Running our python code again factorial.py 50000
produced something
I didn't expect from Python: a seg fault. In fact with a bisection search, we
narrow down exactly when this happens:
> time python factorial.py 38824
Segmentation fault: 11
This is something we could dive way deeper into. In the interest of brevity and staying on topic, I'll save that for another post. This StackOverflow post has some information that might be useful if you're interested exploring this path yourself.
Benchmarking Rust vs. Python
Finally, I compared the times of the Python code to the Rust implementation as was shocked by what I found.
Language | N | Time |
---|---|---|
Python | 10000 | 0.155s |
Rust | 10000 | 0.434s |
Python | 20000 | 0.230s |
Rust | 20000 | 1.715s |
Python | 30000 | 0.444s |
Rust | 30000 | 4.077s |
This would seem to imply that Python is more performant than Rust. Much more performant.
As a new user of Rust, it might be easy to accept that as the conclusion. However,
the default cargo build
command for Rust builds a debug version of the code.

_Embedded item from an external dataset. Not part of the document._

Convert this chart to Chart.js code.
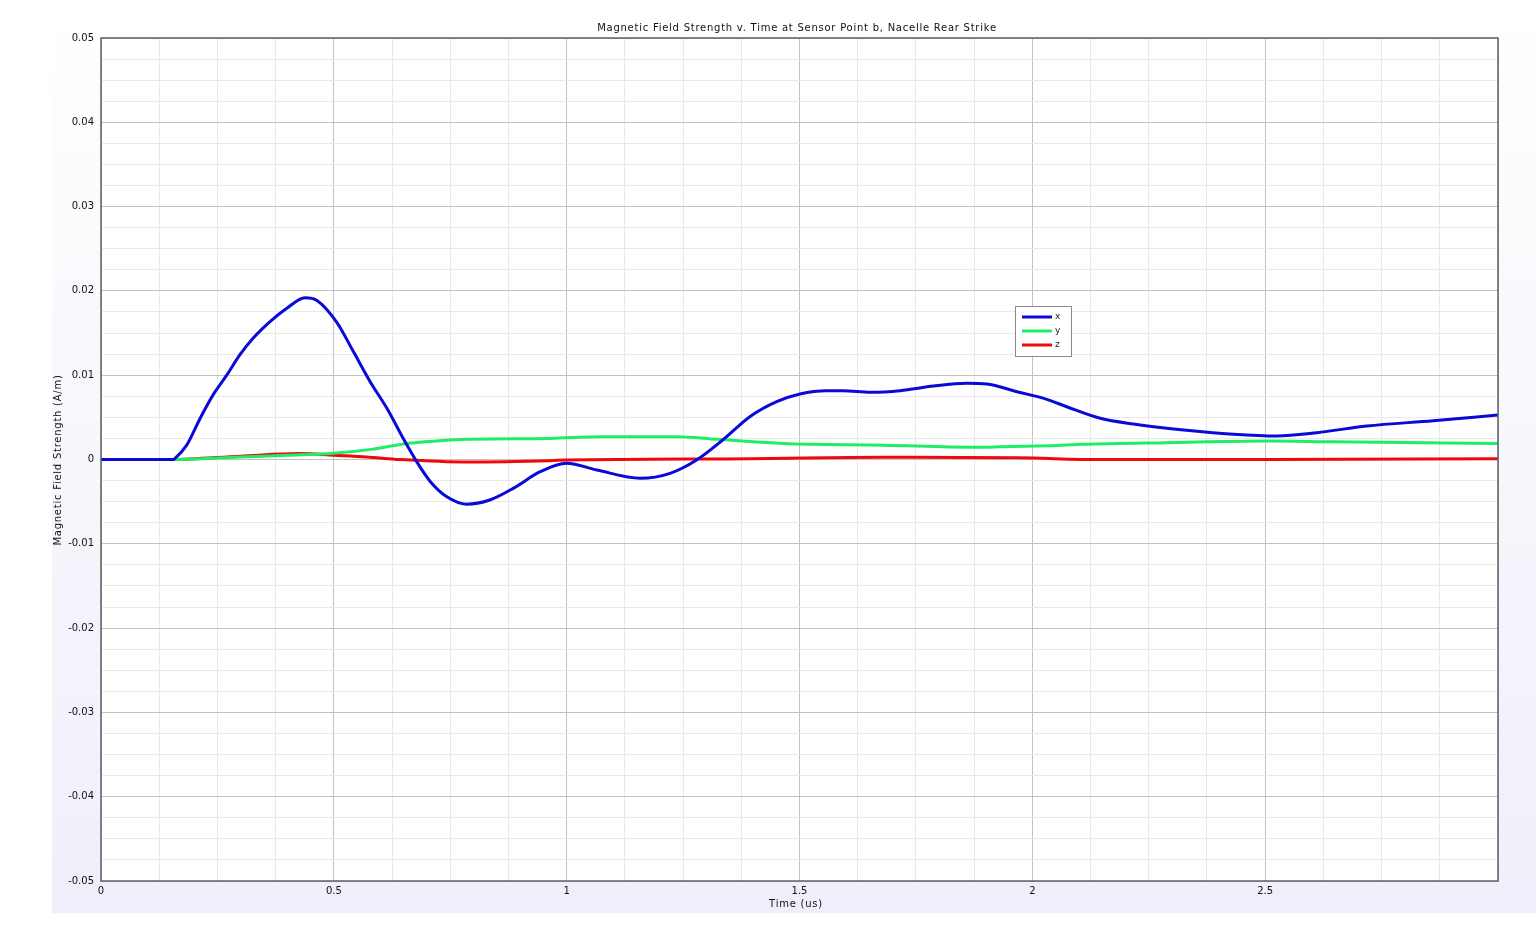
<!DOCTYPE html>
<html>
<head>
<meta charset="utf-8">
<title>Magnetic Field Strength v. Time</title>
<script src="https://cdn.jsdelivr.net/npm/chart.js@4.4.1/dist/chart.umd.min.js"></script>
<style>
    html, body { margin: 0; padding: 0; background: #ffffff; }
    #wrap { width: 1536px; height: 934px; position: relative; }
</style>
</head>
<body>
<div id="wrap"><canvas id="fieldChart" width="1536" height="934"></canvas></div>
<script>
// Chart data
const titleText = 'Magnetic Field Strength v. Time at Sensor Point b, Nacelle Rear Strike';
const xTitle = 'Time (us)';
const yTitle = 'Magnetic Field Strength (A/m)';
const seriesNames = ['x', 'y', 'z'];

const timeX = [0, 0.155, 0.159, 0.184, 0.213, 0.241, 0.27, 0.298, 0.327, 0.363, 0.399, 0.438, 0.463, 0.506, 0.542, 0.578, 0.614, 0.649, 0.678, 0.707, 0.742, 0.785, 0.835, 0.886, 0.943, 1.0, 1.065, 1.158, 1.222, 1.279, 1.337, 1.394, 1.451, 1.501, 1.558, 1.594, 1.652, 1.716, 1.788, 1.859, 1.902, 1.967, 2.031, 2.074, 2.146, 2.217, 2.325, 2.432, 2.525, 2.611, 2.718, 2.861, 3.0];
const fieldX = [0, 0, 0.00014, 0.0017, 0.0049, 0.0077, 0.01, 0.0124, 0.0144, 0.01635, 0.01794, 0.0192, 0.0189, 0.0163, 0.0128, 0.00923, 0.00607, 0.0025, -0.00026, -0.0026, -0.0044, -0.0053, -0.0048, -0.0034, -0.00145, -0.00045, -0.00125, -0.00223, -0.00164, -0.00006, 0.0024, 0.0051, 0.00686, 0.00777, 0.00816, 0.00816, 0.00797, 0.00816, 0.00872, 0.00904, 0.00896, 0.00804, 0.00714, 0.00626, 0.00489, 0.00421, 0.0035, 0.003, 0.00279, 0.00318, 0.00397, 0.0046, 0.00528];

const timeY = [0, 0.15, 0.3, 0.4, 0.5, 0.58, 0.657, 0.72, 0.785, 0.964, 1.072, 1.236, 1.322, 1.466, 1.68, 1.874, 1.931, 2.038, 2.11, 2.289, 2.504, 2.646, 3.0];
const fieldY = [0, 0, 0.0003, 0.0005, 0.00074, 0.0012, 0.0019, 0.0022, 0.0024, 0.0025, 0.0027, 0.0027, 0.0024, 0.0019, 0.0017, 0.00145, 0.0015, 0.00164, 0.0018, 0.002, 0.0022, 0.0021, 0.0019];

const timeZ = [0, 0.15, 0.3, 0.427, 0.5, 0.57, 0.642, 0.785, 0.964, 1.0, 1.394, 1.68, 1.97, 2.146, 2.5, 3.0];
const fieldZ = [0, 0, 0.0004, 0.0007, 0.0005, 0.0003, 0, -0.0003, -0.00014, -0.00006, 0.0001, 0.00026, 0.0002, 0, 0, 0.0001];

const seriesColors = ['#0a0ad8', '#1eee66', '#ee0a0a'];

function toPoints(ts, vs) {
    return ts.map((t, i) => ({ x: t, y: vs[i] }));
}

function isMultiple(v, step) {
    const r = v / step;
    return Math.abs(r - Math.round(r)) < 1e-6;
}

// background, plot frame, titles and legend box
const decorPlugin = {
    id: 'decor',
    beforeDraw(chart) {
        const ctx = chart.ctx;
        const area = chart.chartArea;
        ctx.save();
        ctx.fillStyle = '#ffffff';
        ctx.fillRect(0, 0, chart.width, chart.height);
        const grad = ctx.createLinearGradient(0, 0, 0, 913);
        grad.addColorStop(0, '#ffffff');
        grad.addColorStop(1, '#eeeffa');
        ctx.fillStyle = grad;
        ctx.fillRect(52, 0, chart.width - 52, 913);
        ctx.fillStyle = '#ffffff';
        ctx.fillRect(area.left, area.top, area.right - area.left, area.bottom - area.top);
        ctx.restore();
    },
    afterDraw(chart) {
        const ctx = chart.ctx;
        const area = chart.chartArea;
        ctx.save();
        ctx.strokeStyle = '#606060';
        ctx.lineWidth = 1.5;
        ctx.strokeRect(area.left, area.top, area.right - area.left, area.bottom - area.top);

        // titles (slightly letter-spaced like the original)
        ctx.fillStyle = '#111111';
        ctx.font = '10px "DejaVu Sans"';
        ctx.letterSpacing = '0.75px';
        ctx.textAlign = 'center';
        ctx.textBaseline = 'middle';
        ctx.fillText(titleText, 797, 28);
        ctx.fillText(xTitle, 796, 904);
        ctx.save();
        ctx.translate(58, 460);
        ctx.rotate(-Math.PI / 2);
        ctx.fillText(yTitle, 0, 0);
        ctx.restore();
        ctx.letterSpacing = '0px';

        // legend
        const bx = 1015, by = 306, bw = 56, bh = 50;
        ctx.fillStyle = '#ffffff';
        ctx.fillRect(bx, by, bw, bh);
        ctx.strokeStyle = '#8a8a8a';
        ctx.lineWidth = 1;
        ctx.strokeRect(bx + 0.5, by + 0.5, bw, bh);
        ctx.font = '9px "DejaVu Sans"';
        ctx.textAlign = 'left';
        chart.data.datasets.forEach((ds, i) => {
            const ly = by + 11 + i * 14;
            ctx.strokeStyle = ds.borderColor;
            ctx.lineWidth = 3;
            ctx.beginPath();
            ctx.moveTo(bx + 7, ly);
            ctx.lineTo(bx + 37, ly);
            ctx.stroke();
            ctx.fillStyle = '#222222';
            ctx.fillText(ds.label, bx + 40, ly);
        });
        ctx.restore();
    }
};

const canvas = document.getElementById('fieldChart');
new Chart(canvas, {
    type: 'line',
    data: {
        datasets: [
            { label: seriesNames[0], data: toPoints(timeX, fieldX), borderColor: seriesColors[0] },
            { label: seriesNames[1], data: toPoints(timeY, fieldY), borderColor: seriesColors[1] },
            { label: seriesNames[2], data: toPoints(timeZ, fieldZ), borderColor: seriesColors[2] }
        ]
    },
    options: {
        responsive: false,
        animation: false,
        devicePixelRatio: 1,
        datasets: {
            line: {
                borderWidth: 3,
                pointRadius: 0,
                fill: false,
                cubicInterpolationMode: 'monotone'
            }
        },
        layout: { padding: { left: 52, right: 38, top: 38, bottom: 21 } },
        plugins: {
            legend: { display: false },
            title: { display: false },
            tooltip: { enabled: false }
        },
        scales: {
            x: {
                type: 'linear',
                min: 0,
                max: 3,
                afterFit: (scale) => { scale.height = 32; },
                border: { display: false },
                grid: {
                    drawTicks: false,
                    lineWidth: 1,
                    color: (c) => isMultiple(c.tick.value, 0.5) ? '#c2c2c2' : '#e9e9e9'
                },
                ticks: {
                    stepSize: 0.125,
                    autoSkip: false,
                    maxRotation: 0,
                    padding: 4,
                    color: '#111111',
                    font: { family: 'DejaVu Sans', size: 10 },
                    callback: (v) => (isMultiple(v, 0.5) && v < 2.99) ? String(Math.round(v * 10) / 10) : ''
                }
            },
            y: {
                type: 'linear',
                min: -0.05,
                max: 0.05,
                afterFit: (scale) => { scale.width = 49; },
                border: { display: false },
                grid: {
                    drawTicks: false,
                    lineWidth: 1,
                    color: (c) => isMultiple(c.tick.value, 0.01) ? '#c2c2c2' : '#e9e9e9'
                },
                ticks: {
                    stepSize: 0.0025,
                    autoSkip: false,
                    padding: 7,
                    color: '#111111',
                    font: { family: 'DejaVu Sans', size: 10 },
                    callback: (v) => isMultiple(v, 0.01) ? String(Math.round(v * 100) / 100) : ''
                }
            }
        }
    },
    plugins: [decorPlugin]
});
</script>
</body>
</html>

To build a production release (i.e. without a bunch of debug information in it),
we need to run cargo run build --release
. This produces a binary that is
much more performant. To show this, the plot below shows the performance of
the Python code, the Rust code (built in debug mode), and the Rust code built in
release mode.
With this, it becomes much clearer that the Rust code is actually much more performant than the Python code.